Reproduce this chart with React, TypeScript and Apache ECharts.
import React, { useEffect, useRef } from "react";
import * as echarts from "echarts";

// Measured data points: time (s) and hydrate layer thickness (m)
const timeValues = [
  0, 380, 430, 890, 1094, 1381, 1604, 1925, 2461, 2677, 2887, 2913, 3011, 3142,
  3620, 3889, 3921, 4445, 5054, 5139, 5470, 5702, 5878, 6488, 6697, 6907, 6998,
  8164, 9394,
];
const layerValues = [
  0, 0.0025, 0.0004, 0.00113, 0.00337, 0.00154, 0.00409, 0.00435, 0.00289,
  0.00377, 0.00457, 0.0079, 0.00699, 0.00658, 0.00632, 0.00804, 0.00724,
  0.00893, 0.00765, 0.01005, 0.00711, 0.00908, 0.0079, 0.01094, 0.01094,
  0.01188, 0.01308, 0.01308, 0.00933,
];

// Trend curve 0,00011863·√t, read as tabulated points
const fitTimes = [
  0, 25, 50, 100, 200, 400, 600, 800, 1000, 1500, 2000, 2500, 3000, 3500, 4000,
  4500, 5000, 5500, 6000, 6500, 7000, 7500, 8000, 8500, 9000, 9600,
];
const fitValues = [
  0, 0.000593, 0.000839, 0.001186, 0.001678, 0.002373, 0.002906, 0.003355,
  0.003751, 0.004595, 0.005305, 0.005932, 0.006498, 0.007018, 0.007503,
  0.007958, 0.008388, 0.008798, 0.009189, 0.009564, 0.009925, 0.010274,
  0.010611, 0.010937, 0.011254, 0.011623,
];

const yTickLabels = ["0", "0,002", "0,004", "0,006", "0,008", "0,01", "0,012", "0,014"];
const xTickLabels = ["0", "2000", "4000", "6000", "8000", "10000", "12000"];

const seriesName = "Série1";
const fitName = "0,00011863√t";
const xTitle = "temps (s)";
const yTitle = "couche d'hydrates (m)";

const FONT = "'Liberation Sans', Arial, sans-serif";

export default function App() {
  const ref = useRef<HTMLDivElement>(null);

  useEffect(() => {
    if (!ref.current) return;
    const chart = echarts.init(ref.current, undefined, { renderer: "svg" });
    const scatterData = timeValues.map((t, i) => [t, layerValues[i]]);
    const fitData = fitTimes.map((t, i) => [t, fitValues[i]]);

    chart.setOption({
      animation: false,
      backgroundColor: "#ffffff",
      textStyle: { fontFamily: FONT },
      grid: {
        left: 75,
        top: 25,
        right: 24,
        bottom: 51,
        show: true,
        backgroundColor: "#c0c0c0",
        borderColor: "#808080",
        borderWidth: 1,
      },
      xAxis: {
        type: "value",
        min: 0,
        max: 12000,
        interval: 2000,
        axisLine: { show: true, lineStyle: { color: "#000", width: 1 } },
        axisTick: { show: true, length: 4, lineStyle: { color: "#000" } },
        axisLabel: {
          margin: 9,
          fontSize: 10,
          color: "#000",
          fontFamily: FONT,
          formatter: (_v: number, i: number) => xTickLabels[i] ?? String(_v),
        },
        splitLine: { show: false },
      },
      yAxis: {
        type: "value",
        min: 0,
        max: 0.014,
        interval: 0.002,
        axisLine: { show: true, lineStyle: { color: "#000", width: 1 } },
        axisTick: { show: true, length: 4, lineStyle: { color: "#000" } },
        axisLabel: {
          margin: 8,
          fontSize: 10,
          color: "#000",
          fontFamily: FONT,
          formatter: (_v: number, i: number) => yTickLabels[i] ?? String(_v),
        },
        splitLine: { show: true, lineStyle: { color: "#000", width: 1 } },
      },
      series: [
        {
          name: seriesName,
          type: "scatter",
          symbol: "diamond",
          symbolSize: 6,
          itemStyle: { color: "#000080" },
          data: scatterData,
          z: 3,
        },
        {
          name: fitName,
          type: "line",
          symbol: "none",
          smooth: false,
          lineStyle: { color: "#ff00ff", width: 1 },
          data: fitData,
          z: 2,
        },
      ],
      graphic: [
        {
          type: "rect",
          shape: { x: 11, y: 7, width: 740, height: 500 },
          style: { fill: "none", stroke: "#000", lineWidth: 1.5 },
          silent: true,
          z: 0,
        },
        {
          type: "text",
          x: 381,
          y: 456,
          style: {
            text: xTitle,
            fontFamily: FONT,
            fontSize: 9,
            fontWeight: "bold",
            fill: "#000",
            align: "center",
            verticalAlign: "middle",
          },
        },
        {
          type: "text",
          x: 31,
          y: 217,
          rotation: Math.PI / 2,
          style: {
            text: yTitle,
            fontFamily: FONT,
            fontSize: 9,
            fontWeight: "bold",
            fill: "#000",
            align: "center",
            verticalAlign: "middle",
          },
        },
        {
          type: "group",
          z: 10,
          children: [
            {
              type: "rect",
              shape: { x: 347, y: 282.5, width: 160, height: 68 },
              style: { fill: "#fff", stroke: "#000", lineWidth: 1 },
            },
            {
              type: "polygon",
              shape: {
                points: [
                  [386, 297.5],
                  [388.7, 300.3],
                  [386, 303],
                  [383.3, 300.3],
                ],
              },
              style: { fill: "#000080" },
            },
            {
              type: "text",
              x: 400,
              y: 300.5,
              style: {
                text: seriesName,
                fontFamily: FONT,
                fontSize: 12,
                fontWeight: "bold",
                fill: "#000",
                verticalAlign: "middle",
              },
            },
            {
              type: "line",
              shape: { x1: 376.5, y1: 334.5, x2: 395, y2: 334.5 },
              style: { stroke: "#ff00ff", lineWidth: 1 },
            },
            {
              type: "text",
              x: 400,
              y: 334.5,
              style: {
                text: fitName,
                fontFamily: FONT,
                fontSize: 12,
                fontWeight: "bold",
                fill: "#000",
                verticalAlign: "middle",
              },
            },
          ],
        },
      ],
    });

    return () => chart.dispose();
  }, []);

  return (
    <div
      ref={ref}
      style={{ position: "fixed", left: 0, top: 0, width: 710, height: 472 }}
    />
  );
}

★ ★ ★ ★ ★

TO BE DONE.
Of the lines in this data, how many contain "React"? Reply with only the number.

THE ANSWER.
2